Nearly every online discussion of the ongoing catastrophe in Japan has focused on the danger of nuke plants in the face of unpredictable events like earthquakes. That is all well and good, and we would do well to recognize that seismology is a seriously inexact science, that will never give us precise predictions. But while industry hacks comb the internet arguing with those suggesting prudence, there are two related issues that I would hope do not get lost - issues that have nothing to do with technical details concerning the safety of plants in the face of natural disaster.
Both have to do with the fact that nuclear power is centralizing - indeed, the most centralizing form of energy there is. That is, it takes enormous capital investment to build, staff, protect, etc. a nuke plant. This means that it serves to concentrate economic power. (It also always strengthens the corporatist collaboration of government and big business.) And it centralizes the distribution of electric power: producing at a single spot and then transmitting via lines to others, which is inherently wasteful.

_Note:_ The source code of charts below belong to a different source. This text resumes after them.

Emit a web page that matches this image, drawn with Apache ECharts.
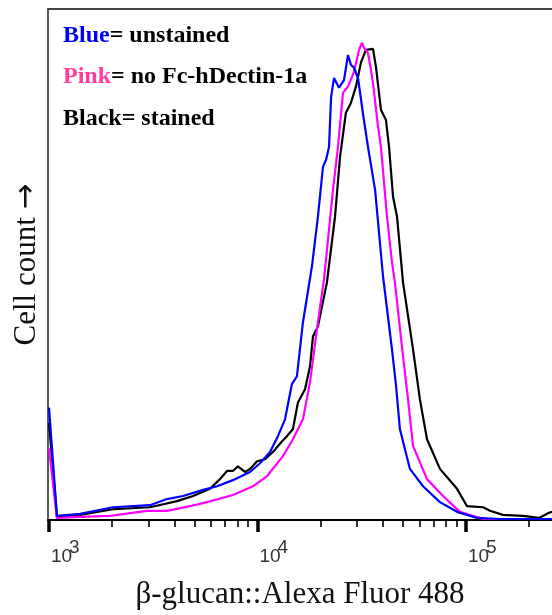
<!DOCTYPE html>
<html><head><meta charset="utf-8">
<script src="https://cdn.jsdelivr.net/npm/echarts@6/dist/echarts.min.js"></script>
<style>html,body{margin:0;padding:0;background:#fff}#c{width:552px;height:615px}</style>
</head><body><div id="c"></div>
<script>
// x values are log10(fluorescence intensity); y values are relative cell count
const majorExponents = [3, 4, 5];
const majorTickBase = '10';
const minorMultipliers = [2, 3, 4, 5, 6, 7, 8, 9];
const legendLines = [
  { key: 'Blue', rest: '= unstained', color: '#0000ff' },
  { key: 'Pink', rest: '= no Fc-hDectin-1a', color: '#ff3d9e' },
  { key: 'Black', rest: '= stained', color: '#000000' }
];
const blueX = [3.000, 3.038, 3.149, 3.307, 3.484, 3.566, 3.643, 3.739, 3.806, 3.882, 3.964, 4.012, 4.060, 4.098, 4.132, 4.165, 4.189, 4.218, 4.261, 4.290, 4.314, 4.329, 4.343, 4.353, 4.367, 4.391, 4.415, 4.434, 4.448, 4.463, 4.482, 4.506, 4.530, 4.564, 4.602, 4.645, 4.664, 4.683, 4.731, 4.794, 4.875, 4.957, 5.053, 5.163, 5.427];
const blueY = [22, 0.8, 1.2, 2.5, 2.9, 4.1, 4.7, 5.9, 6.6, 7.8, 9.4, 11.1, 13.3, 16.4, 19.7, 26.6, 28.1, 38.7, 49.6, 59.4, 69.1, 70.5, 73.0, 82.8, 86.5, 84.6, 86.1, 91.0, 89.1, 88.5, 86.5, 79.5, 73.0, 64.6, 47.7, 33.4, 26.5, 17.8, 10.0, 6.6, 3.5, 1.6, 0.4, 0.2, 0.2];
const pinkX = [3.000, 3.038, 3.149, 3.293, 3.470, 3.566, 3.676, 3.758, 3.882, 3.978, 4.046, 4.122, 4.170, 4.218, 4.252, 4.285, 4.319, 4.362, 4.386, 4.410, 4.434, 4.463, 4.487, 4.501, 4.511, 4.530, 4.544, 4.554, 4.578, 4.592, 4.621, 4.645, 4.659, 4.698, 4.722, 4.746, 4.813, 4.890, 4.971, 5.082, 5.427];
const pinkY = [14, 0.4, 0.6, 0.8, 1.8, 1.8, 2.7, 3.5, 4.9, 6.6, 8.6, 12.5, 15.8, 19.7, 27.0, 37.3, 47.1, 64.6, 73.0, 83.6, 84.8, 87.7, 92.0, 93.4, 92.4, 91.4, 88.1, 85.5, 77.0, 73.0, 59.4, 50.4, 46.5, 32.0, 23.6, 14.5, 8.0, 4.7, 1.6, 0.2, 0.2];
const blackX = [3.000, 3.038, 3.149, 3.307, 3.484, 3.614, 3.691, 3.772, 3.820, 3.854, 3.882, 3.906, 3.940, 3.964, 3.998, 4.036, 4.074, 4.118, 4.141, 4.170, 4.194, 4.228, 4.252, 4.266, 4.290, 4.333, 4.372, 4.396, 4.424, 4.448, 4.472, 4.496, 4.520, 4.554, 4.568, 4.592, 4.616, 4.631, 4.650, 4.669, 4.698, 4.746, 4.779, 4.813, 4.875, 4.957, 5.005, 5.082, 5.115, 5.177, 5.273, 5.350, 5.398, 5.427];
const blackY = [19, 0.6, 1.0, 2.1, 2.5, 3.7, 4.7, 6.1, 8.0, 9.6, 9.6, 10.5, 9.4, 10.0, 11.5, 11.9, 13.3, 15.4, 16.4, 17.8, 23.0, 25.6, 30.1, 35.9, 37.9, 46.5, 59.4, 71.1, 79.7, 81.6, 84.8, 89.5, 92.0, 92.2, 88.7, 80.3, 78.3, 73.0, 63.3, 59.4, 46.5, 33.4, 23.6, 15.8, 10.0, 6.1, 2.7, 2.5, 1.8, 1.0, 0.8, 0.4, 1.4, 1.8];

const zip = (xs, ys) => xs.map((x, i) => [x, ys[i]]);
const minorTicks = [];
[3, 4, 5].forEach(d => minorMultipliers.forEach(m => {
  const v = d + Math.log10(m);
  if (v < 5.41) minorTicks.push(v);
}));

const X_MIN = 2.9952, X_MAX = 5.4125;
const serif = '"Liberation Serif", "Times New Roman", "DejaVu Serif", serif';
const tickFont = '"Liberation Sans Narrow", "Liberation Sans", Arial, sans-serif';
const baseX = { type: 'value', min: X_MIN, max: X_MAX, splitLine: { show: false } };

const chart = echarts.init(document.getElementById('c'), null, { renderer: 'canvas' });
chart.setOption({
  animation: false,
  backgroundColor: '#ffffff',
  grid: { left: 48, right: 0, top: 9, bottom: 94, show: false },
  xAxis: [
    Object.assign({}, baseX, {
      position: 'bottom',
      name: 'β-glucan::Alexa Fluor 488', nameLocation: 'middle', nameGap: 59,
      nameTextStyle: { fontFamily: serif, fontSize: 31, color: '#111' },
      axisLine: { show: true, onZero: false, lineStyle: { color: '#000', width: 2 } },
      axisTick: { show: true, inside: false, length: 12, lineStyle: { color: '#000', width: 3.5 }, customValues: majorExponents },
      axisLabel: {
        show: true, customValues: majorExponents, margin: 27, align: 'left', verticalAlign: 'top',
        formatter: () => majorTickBase, padding: [0, 0, 0, 2],
        fontFamily: tickFont, fontSize: 19, color: '#333'
      }
    }),
    Object.assign({}, baseX, {
      position: 'bottom',
      axisLine: { show: false, onZero: false },
      axisTick: { show: true, inside: false, length: 7, lineStyle: { color: '#000', width: 1.6 }, customValues: minorTicks },
      axisLabel: {
        show: true, customValues: majorExponents, margin: 18, align: 'left', verticalAlign: 'top',
        formatter: v => String(v), padding: [0, 0, 0, 20],
        fontFamily: tickFont, fontSize: 19, color: '#333'
      }
    }),
    Object.assign({}, baseX, {
      position: 'top',
      axisLine: { show: true, onZero: false, lineStyle: { color: '#444', width: 2 } },
      axisTick: { show: false }, axisLabel: { show: false }
    })
  ],
  yAxis: {
    type: 'value', min: 0, max: 100,
    name: '{t|Cell count }{a|→}', nameLocation: 'middle', nameGap: 6, nameRotate: 90,
    nameTextStyle: {
      fontFamily: serif, fontSize: 31, color: '#111',
      rich: {
        t: { fontFamily: serif, fontSize: 31, color: '#111' },
        a: { fontFamily: '"DejaVu Sans", sans-serif', fontSize: 31, color: '#111' }
      }
    },
    axisLine: { show: true, onZero: false, lineStyle: { color: '#5a5a5a', width: 2 } },
    axisTick: { show: false }, axisLabel: { show: false }, splitLine: { show: false }
  },
  graphic: legendLines.map((l, i) => ({
    type: 'text', left: 63, top: [24, 65, 107][i], silent: true,
    style: {
      text: '{k|' + l.key + '}{r|' + l.rest + '}',
      rich: {
        k: { fill: l.color, font: 'bold 24px ' + serif },
        r: { fill: '#000', font: 'bold 24px ' + serif }
      }
    }
  })),
  series: [
    { type: 'line', name: 'Black', data: zip(blackX, blackY), showSymbol: false, lineStyle: { color: '#000000', width: 2.2 }, z: 2 },
    { type: 'line', name: 'Pink', data: zip(pinkX, pinkY), showSymbol: false, lineStyle: { color: '#ff00ff', width: 2.2 }, z: 3 },
    { type: 'line', name: 'Blue', data: zip(blueX, blueY), showSymbol: false, lineStyle: { color: '#0000ff', width: 2.2 }, z: 4 }
  ]
});
</script>
</body></html>
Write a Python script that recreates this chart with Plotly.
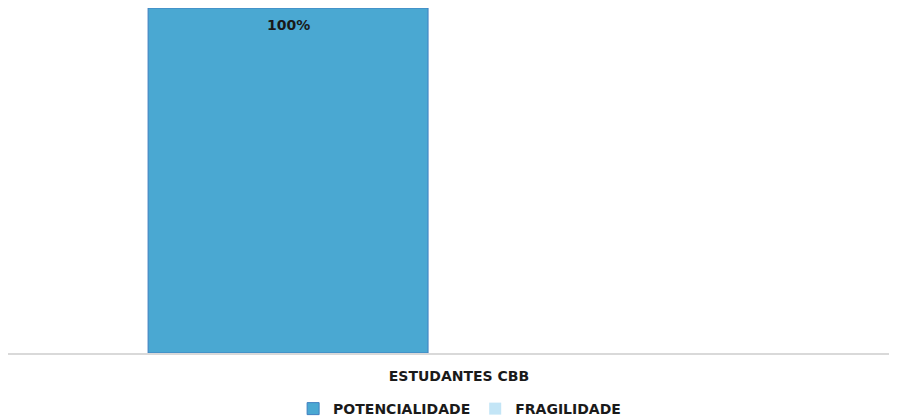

In addition to all the socio-economic effects of this centralization, there is the fact that such centralized power generation is an open invitation to military attack. Even if one hasn't the capability to breach containment with a bomb, reliance on nukes invites attacks that leave hundreds of thousands without power. Every nuke plant, that is, is a giant neon invitation to terrorists.
No technological tweaking is going to change any of this.